The situation really is scandalous. Premier League and Football League teams are protected from this sort of poaching of their young players, but non-League teams have no protection. When League clubs want to sign a youth player from another League club they have to recompense the club for the cost of training the player while he was with them. In a similar situation, we are entitled to nothing.
But it’s worse than that. There are “scouts” who approach team managers directly to offer trials, on behalf of a League club (or so they say). They are supposed to have identification to show that they represent a club. But when challenged they often simply get hold of the parents’ phone number and call them directly. One of our players and his parents have been inundated by a Premier League club who won’t take no for an answer.
It is widely believed that such scouts are paid for each boy they bring to a League club, and get a bonus if the boy goes on to earn a contract.
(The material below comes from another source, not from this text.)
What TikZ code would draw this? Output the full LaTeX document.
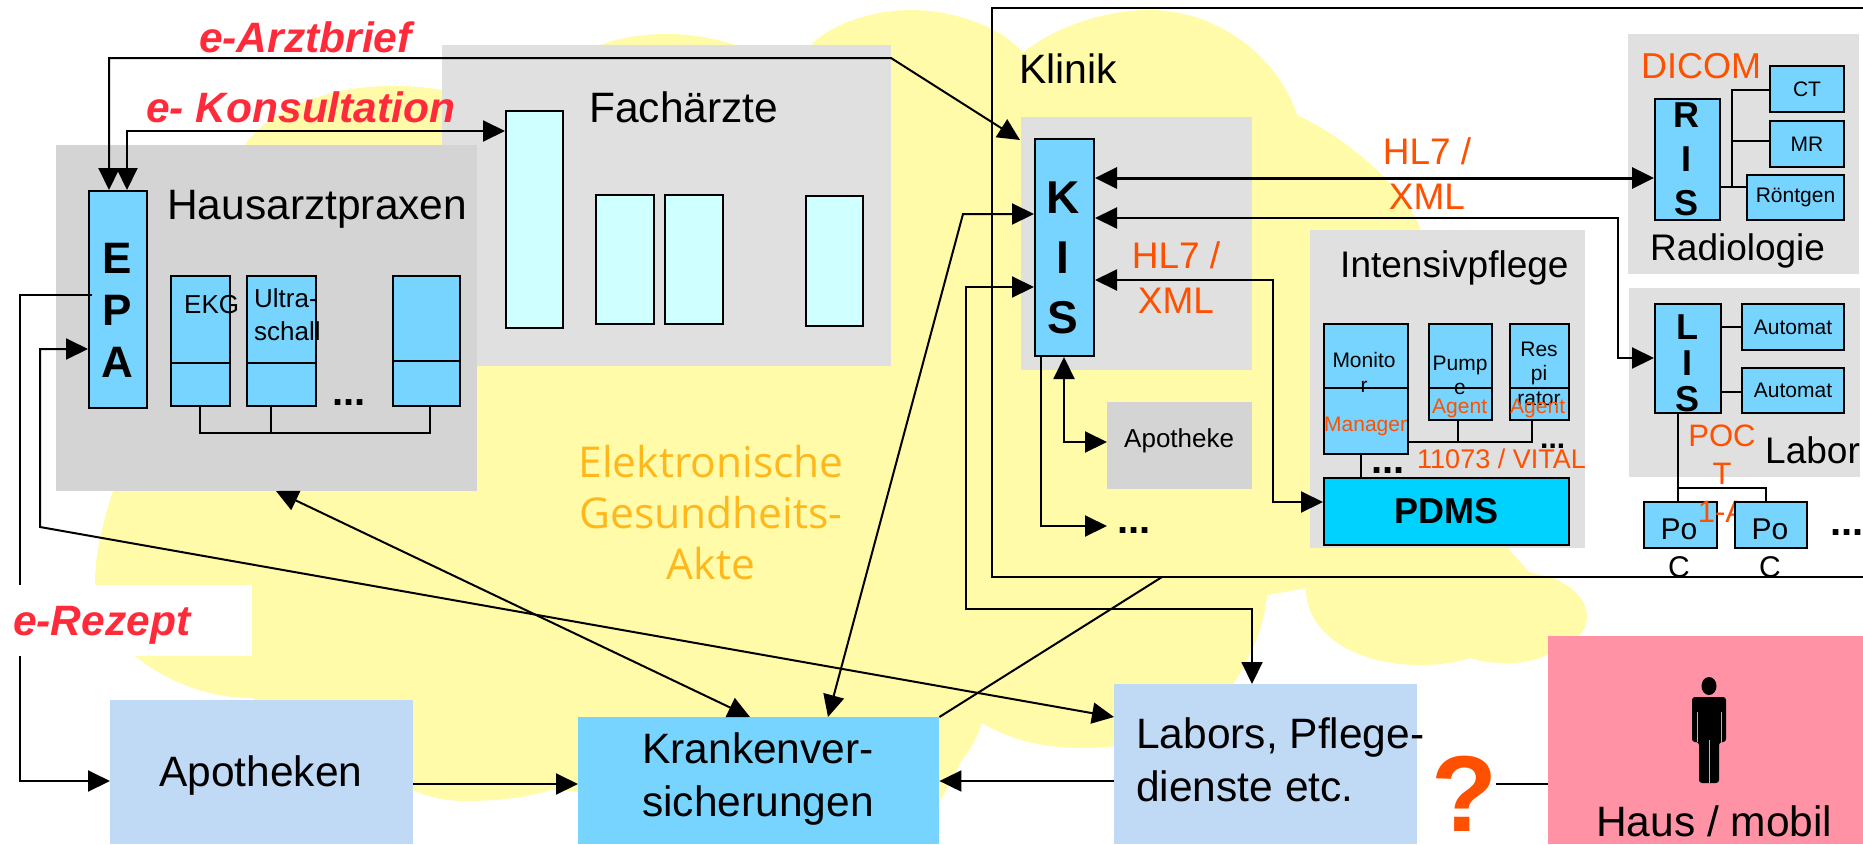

We may have spent years developing the boy -- but we get nothing. Anyhow, it costs a League club nothing to take a boy on trial from a non-League club, so you can understand them feeling that they might as well “have a look”, as the scouts love to put it.
It is easy to understand the attraction for some young players. While everyone knows that most won’t make it, I’m sure each one thinks that he will be the exception. Our direct experience is that when a boy is released after a trial, as usually happens, it takes him a long time to recover from the setback. He then needs a disproportionate amount of attention from our coaches, and that’s at the expense of boys who have refused trials, and that just isn’t right. So we’ve now made it clear that if an AFC Wimbledon youth team player accepts a trial at a League club we will regard them as having left us and will not take them back in the same season. Some of our boys don’t need that kind of incentive and are already turning down approaches because they love being with us.
Some might say we are cutting off our noses to spite our faces, but we want to concentrate on boys who want to be with AFC Wimbledon, to develop and become better footballers. We can’t promise them that they will make our first team, but we can promise them that we’ll do everything we can to bring out their skills.
The Football Conference is on the case, trying to get protection for clubs which, like ours, invest in young players, so long as we meet certain standards. This may take some time to achieve, but for me the case for providing such protection is undeniable. In the meantime, we will continue to provide the best training we can to our young players, and I look forward to seeing more Jack Turners and Ryan Jacksons on contracts and in our first-team squad as a result.